Вообще, в службе того времени видны были ещё не изжитые следы крепостного барства во всём, что касалось собственно взаимоотношений офицеров. Зато в отношении солдата не чурались строгостей и даже мордобития, несмотря на то, что формально это давно уже запрещено было законом.

Вспоминаю такой случай. Полк построен впереди лагеря, в ожидании смотра начальника дивизии. Идёт бесконечное и томительное выравнивание по фронту и в затылок. Батальонный командир, верхом, надрывается:

- Там, там, корявый, вправо... много... много, сукин сын, влево... ещё влево... - ну, стой так.

- Дальше... Ты, там... пучеглазый (поди угадай кого это касается)... вперёд немного... немного, чёртова кукла... куда выпучился... назад, тебе говорят, анафема... Ротный командир! Капитан Ломан, смотрите, что у вас за олухи, стоят истуканами... всё потому, что я битых морд не вижу!..

А ротный командир и фельдфебель Иван Софронович давно уже мечутся от одного солдата к другому, подталкивают саблей и пятернёй, кого спереди, кого сзади; при последних словах батальонного командира об отсутствии битых морд, ротный счёл долгом пополнить этот пробел и совсем зря двинул кулаком в лицо какому-то солдату недалеко от меня. Удар, по-видимому, был не Бог весть какой сильный; но всё же пошла кровь из носа. Под предлогом будто смахнуть кровь, солдат ещё больше размазал её на физиономии и на белой гимнастёрке. Начальство всё это видит и точно не замечает. Наконец, ротный командир бросает, точно мимоходом: «вытри морду, образина!», а сосед, шустрый проходимец Парфёнов, шепчет солдату: «не вытирай, пусть командир полка увидит». Солдат ещё пуще размазывает кровь. Да и чем, и как солдату вытереть кровь, стоя в строю: ведь носовых платков солдату тогда не полагалось!

В конце концов и полковой, и бригадный командир, и начальник дивизии - все видели окровавленного солдата, но делали вид, что не замечают ничего особенного: должно быть тоже сознавали, что «без битых морд» нельзя обойтись...

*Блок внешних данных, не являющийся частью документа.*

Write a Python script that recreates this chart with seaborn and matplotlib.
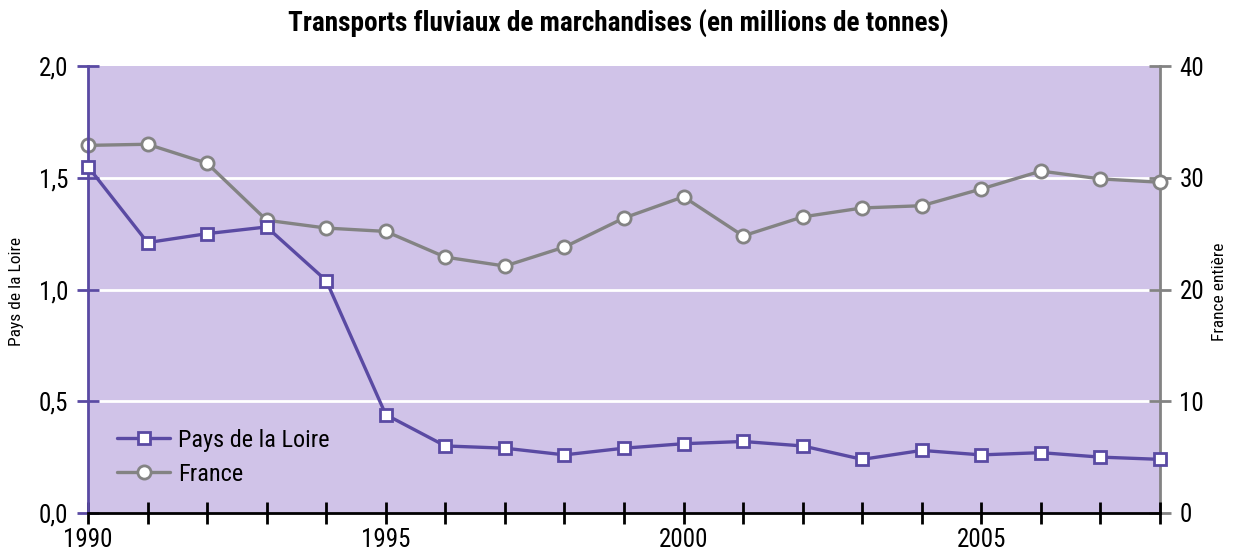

Чуть и мне не влетело однажды - совсем, что называется, на чужом пиру и по поводу наивной шалости одного из товарищей в отношении... великой княгини Марии Феодоровны. Во время высочайшего объезда, вслед за государем Александром II ехала в открытой коляске великая княгиня Мария Феодоровна, тогда обворожительная, красивая и очень ласковая с юнкерами и кадетами наследница престола. Стоявший за мной в затылок вольноопределяющийся фон Зигер-Корн вздумал послать наследнице воздушный поцелуй: это ведь в расстоянии 3-4 шагов, и сам сейчас же опустился вниз, за моей спиной. Великая княгиня поцелуй заметила, улыбнулась и кокетливо-грозно погрозила пальчиком... в мою сторону; ехавшие верхами около экипажа наследницы генералы, не зная, в чём дело, насторожились, засуетились, кто-то погрозил уже не пальцем, а кулаком, а близкое начальство накинулось уже с грозными и тревожными расспросами... Всё, впрочем, обошлось благополучно.

вернуться

10

Один из легиона вездесущих лагерных разносчиков, сопровождавших войска всюду - на стрельбища, манёвры, полковые ученья - всюду с корзиной закусок и выпивки наготове. Эти разносчики распределяли между собою части войск и лагерные районы и тесно сживались с соответствующими группами офицеров, а потому знали все толки и сплетни лагерной жизни.